§ **Instruction**
Drop the images; return everything else in the listing below exactly.

§ **Given material**

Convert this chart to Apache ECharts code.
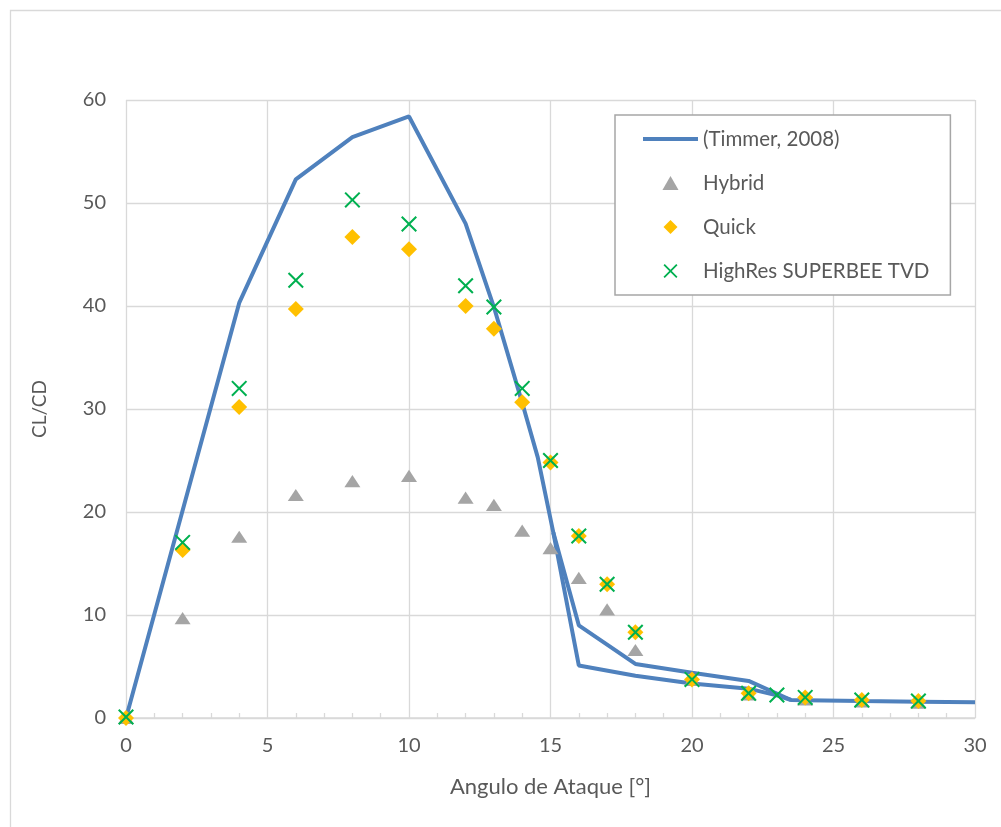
<!DOCTYPE html>
<html>
<head>
<meta charset="utf-8">
<script src="https://cdn.jsdelivr.net/npm/echarts@6/dist/echarts.min.js"></script>
<style>html,body{margin:0;padding:0;background:#fff}#c{width:1001px;height:827px}</style>
</head>
<body>
<div id="c"></div>
<script>
// Timmer (2008) reference curve: main branch and return branch of the loop
const timmerMain = [[0,0],[4,40.3],[6,52.3],[8,56.4],[10,58.4],[12,48.0],[13,39.9],[14,30.6],[14.55,25.3],[15.1,18.0],[16,9.0],[18,5.25],[20,4.4],[22,3.6],[23.5,1.75],[24,1.73],[26,1.65],[28,1.58],[30,1.52]];
const timmerLoop = [[15.1,18.0],[16,5.1],[18,4.1],[20,3.35],[22,2.85],[23,2.2],[23.5,1.75]];
const angles = [0,2,4,6,8,10,12,13,14,15,16,17,18,20,22,24,26,28];
const hybrid = [0,9.7,17.6,21.65,23.0,23.5,21.4,20.7,18.2,16.5,13.6,10.55,6.6,3.7,2.3,1.8,1.6,1.5];
const quick = [0,16.3,30.2,39.7,46.7,45.5,40.0,37.8,30.65,24.8,17.67,12.98,8.32,3.75,2.4,2.0,1.75,1.65];
const highAngles = [0,2,4,6,8,10,12,13,14,15,16,17,18,20,22,23,24,26,28];
const highres = [0.1,17.05,32.0,42.5,50.3,47.96,41.97,39.9,32.0,25.0,17.67,12.98,8.32,3.75,2.4,2.23,2.0,1.75,1.65];
const xTicks = [0,5,10,15,20,25,30];
const yTicks = [0,10,20,30,40,50,60];

const names = ['(Timmer, 2008)','Hybrid','Quick','HighRes SUPERBEE TVD'];
const FONT = 'Lato';
const TXT = '#595959';
const GRID = '#d9d9d9';
const xPath = 'path://M0,9 L9,0 L50,41 L91,0 L100,9 L59,50 L100,91 L91,100 L50,59 L9,100 L0,91 L41,50 Z';
const triPath = 'path://M50,0 L100,87 L0,87 Z';
const diaPath = 'path://M50,0 L100,50 L50,100 L0,50 Z';
const linePath = 'path://M0,0 H100 V7.3 H0 Z';

const chart = echarts.init(document.getElementById('c'), null, {renderer:'canvas'});
chart.setOption({
  animation:false,
  backgroundColor:'#fff',
  textStyle:{fontFamily:FONT},
  graphic:[{type:'rect',shape:{x:10.5,y:10.5,width:1010,height:840},style:{fill:'none',stroke:GRID,lineWidth:1.3},silent:true,z:-10}],
  grid:{left:126,right:26,top:100,bottom:109,containLabel:false},
  legend:{
    data:[{name:names[0],icon:linePath},{name:names[1],icon:triPath},{name:names[2],icon:diaPath},{name:names[3],icon:xPath}],
    orient:'vertical', left:615, top:115,
    padding:[13,21,13,28], itemGap:22, itemWidth:55, itemHeight:14,
    borderColor:'#a6a6a6', borderWidth:1.5, backgroundColor:'#fff',
    textStyle:{color:TXT,fontSize:20.5,fontFamily:FONT,lineHeight:22}
  },
  xAxis:{
    type:'value', min:xTicks[0], max:xTicks[xTicks.length-1], interval:5,
    name:'Angulo de Ataque [°]', nameLocation:'middle', nameGap:58,
    nameTextStyle:{color:TXT,fontSize:22,fontFamily:FONT},
    axisLine:{show:true,lineStyle:{color:GRID,width:1.5}},
    axisTick:{show:false,inside:true,length:5,lineStyle:{color:GRID}},
    minorTick:{show:true,splitNumber:5,length:5,lineStyle:{color:GRID,width:1.3}},
    axisLabel:{color:TXT,fontSize:20,margin:18,fontFamily:FONT},
    splitLine:{show:true,lineStyle:{color:GRID,width:1.3}}
  },
  yAxis:{
    type:'value', min:yTicks[0], max:yTicks[yTicks.length-1], interval:10,
    name:'CL/CD', nameLocation:'middle', nameGap:77, nameRotate:90,
    nameTextStyle:{color:TXT,fontSize:19,fontFamily:FONT},
    axisLine:{show:false}, axisTick:{show:false},
    axisLabel:{color:TXT,fontSize:20,margin:20,fontFamily:FONT},
    splitLine:{show:true,lineStyle:{color:GRID,width:1.3}}
  },
  series:[
    {name:names[0],type:'line',data:timmerMain,symbol:'none',symbolKeepAspect:true,lineStyle:{color:'#4f81bd',width:4},itemStyle:{color:'#4f81bd'},z:2},
    {name:names[0],type:'line',data:timmerLoop,symbol:'none',symbolKeepAspect:true,lineStyle:{color:'#4f81bd',width:4},itemStyle:{color:'#4f81bd'},z:2},
    {name:names[1],type:'scatter',data:angles.map((a,i)=>[a,hybrid[i]]),symbol:triPath,symbolSize:[16,14],symbolKeepAspect:true,itemStyle:{color:'#a5a5a5',opacity:1},clip:false,z:3},
    {name:names[2],type:'scatter',data:angles.map((a,i)=>[a,quick[i]]),symbol:diaPath,symbolSize:[16,16],symbolKeepAspect:true,itemStyle:{color:'#ffc000',opacity:1},clip:false,z:4},
    {name:names[3],type:'scatter',data:highAngles.map((a,i)=>[a,highres[i]]),symbol:xPath,symbolSize:16,symbolKeepAspect:true,itemStyle:{color:'#00b050',opacity:1},clip:false,z:5}
  ]
});
</script>
</body>
</html>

§ **Result below**
Convert this chart to Apache ECharts code.
<!DOCTYPE html>
<html>
<head>
<meta charset="utf-8">
<script src="https://cdn.jsdelivr.net/npm/echarts@6/dist/echarts.min.js"></script>
<style>html,body{margin:0;padding:0;background:#fff}#c{width:1001px;height:827px}</style>
</head>
<body>
<div id="c"></div>
<script>
// Timmer (2008) reference curve: main branch and return branch of the loop
const timmerMain = [[0,0],[4,40.3],[6,52.3],[8,56.4],[10,58.4],[12,48.0],[13,39.9],[14,30.6],[14.55,25.3],[15.1,18.0],[16,9.0],[18,5.25],[20,4.4],[22,3.6],[23.5,1.75],[24,1.73],[26,1.65],[28,1.58],[30,1.52]];
const timmerLoop = [[15.1,18.0],[16,5.1],[18,4.1],[20,3.35],[22,2.85],[23,2.2],[23.5,1.75]];
const angles = [0,2,4,6,8,10,12,13,14,15,16,17,18,20,22,24,26,28];
const hybrid = [0,9.7,17.6,21.65,23.0,23.5,21.4,20.7,18.2,16.5,13.6,10.55,6.6,3.7,2.3,1.8,1.6,1.5];
const quick = [0,16.3,30.2,39.7,46.7,45.5,40.0,37.8,30.65,24.8,17.67,12.98,8.32,3.75,2.4,2.0,1.75,1.65];
const highAngles = [0,2,4,6,8,10,12,13,14,15,16,17,18,20,22,23,24,26,28];
const highres = [0.1,17.05,32.0,42.5,50.3,47.96,41.97,39.9,32.0,25.0,17.67,12.98,8.32,3.75,2.4,2.23,2.0,1.75,1.65];
const xTicks = [0,5,10,15,20,25,30];
const yTicks = [0,10,20,30,40,50,60];

const names = ['(Timmer, 2008)','Hybrid','Quick','HighRes SUPERBEE TVD'];
const FONT = 'Lato';
const TXT = '#595959';
const GRID = '#d9d9d9';
const xPath = 'path://M0,9 L9,0 L50,41 L91,0 L100,9 L59,50 L100,91 L91,100 L50,59 L9,100 L0,91 L41,50 Z';
const triPath = 'path://M50,0 L100,87 L0,87 Z';
const diaPath = 'path://M50,0 L100,50 L50,100 L0,50 Z';
const linePath = 'path://M0,0 H100 V7.3 H0 Z';

const chart = echarts.init(document.getElementById('c'), null, {renderer:'canvas'});
chart.setOption({
  animation:false,
  backgroundColor:'#fff',
  textStyle:{fontFamily:FONT},
  graphic:[{type:'rect',shape:{x:10.5,y:10.5,width:1010,height:840},style:{fill:'none',stroke:GRID,lineWidth:1.3},silent:true,z:-10}],
  grid:{left:126,right:26,top:100,bottom:109,containLabel:false},
  legend:{
    data:[{name:names[0],icon:linePath},{name:names[1],icon:triPath},{name:names[2],icon:diaPath},{name:names[3],icon:xPath}],
    orient:'vertical', left:615, top:115,
    padding:[13,21,13,28], itemGap:22, itemWidth:55, itemHeight:14,
    borderColor:'#a6a6a6', borderWidth:1.5, backgroundColor:'#fff',
    textStyle:{color:TXT,fontSize:20.5,fontFamily:FONT,lineHeight:22}
  },
  xAxis:{
    type:'value', min:xTicks[0], max:xTicks[xTicks.length-1], interval:5,
    name:'Angulo de Ataque [°]', nameLocation:'middle', nameGap:58,
    nameTextStyle:{color:TXT,fontSize:22,fontFamily:FONT},
    axisLine:{show:true,lineStyle:{color:GRID,width:1.5}},
    axisTick:{show:false,inside:true,length:5,lineStyle:{color:GRID}},
    minorTick:{show:true,splitNumber:5,length:5,lineStyle:{color:GRID,width:1.3}},
    axisLabel:{color:TXT,fontSize:20,margin:18,fontFamily:FONT},
    splitLine:{show:true,lineStyle:{color:GRID,width:1.3}}
  },
  yAxis:{
    type:'value', min:yTicks[0], max:yTicks[yTicks.length-1], interval:10,
    name:'CL/CD', nameLocation:'middle', nameGap:77, nameRotate:90,
    nameTextStyle:{color:TXT,fontSize:19,fontFamily:FONT},
    axisLine:{show:false}, axisTick:{show:false},
    axisLabel:{color:TXT,fontSize:20,margin:20,fontFamily:FONT},
    splitLine:{show:true,lineStyle:{color:GRID,width:1.3}}
  },
  series:[
    {name:names[0],type:'line',data:timmerMain,symbol:'none',symbolKeepAspect:true,lineStyle:{color:'#4f81bd',width:4},itemStyle:{color:'#4f81bd'},z:2},
    {name:names[0],type:'line',data:timmerLoop,symbol:'none',symbolKeepAspect:true,lineStyle:{color:'#4f81bd',width:4},itemStyle:{color:'#4f81bd'},z:2},
    {name:names[1],type:'scatter',data:angles.map((a,i)=>[a,hybrid[i]]),symbol:triPath,symbolSize:[16,14],symbolKeepAspect:true,itemStyle:{color:'#a5a5a5',opacity:1},clip:false,z:3},
    {name:names[2],type:'scatter',data:angles.map((a,i)=>[a,quick[i]]),symbol:diaPath,symbolSize:[16,16],symbolKeepAspect:true,itemStyle:{color:'#ffc000',opacity:1},clip:false,z:4},
    {name:names[3],type:'scatter',data:highAngles.map((a,i)=>[a,highres[i]]),symbol:xPath,symbolSize:16,symbolKeepAspect:true,itemStyle:{color:'#00b050',opacity:1},clip:false,z:5}
  ]
});
</script>
</body>
</html>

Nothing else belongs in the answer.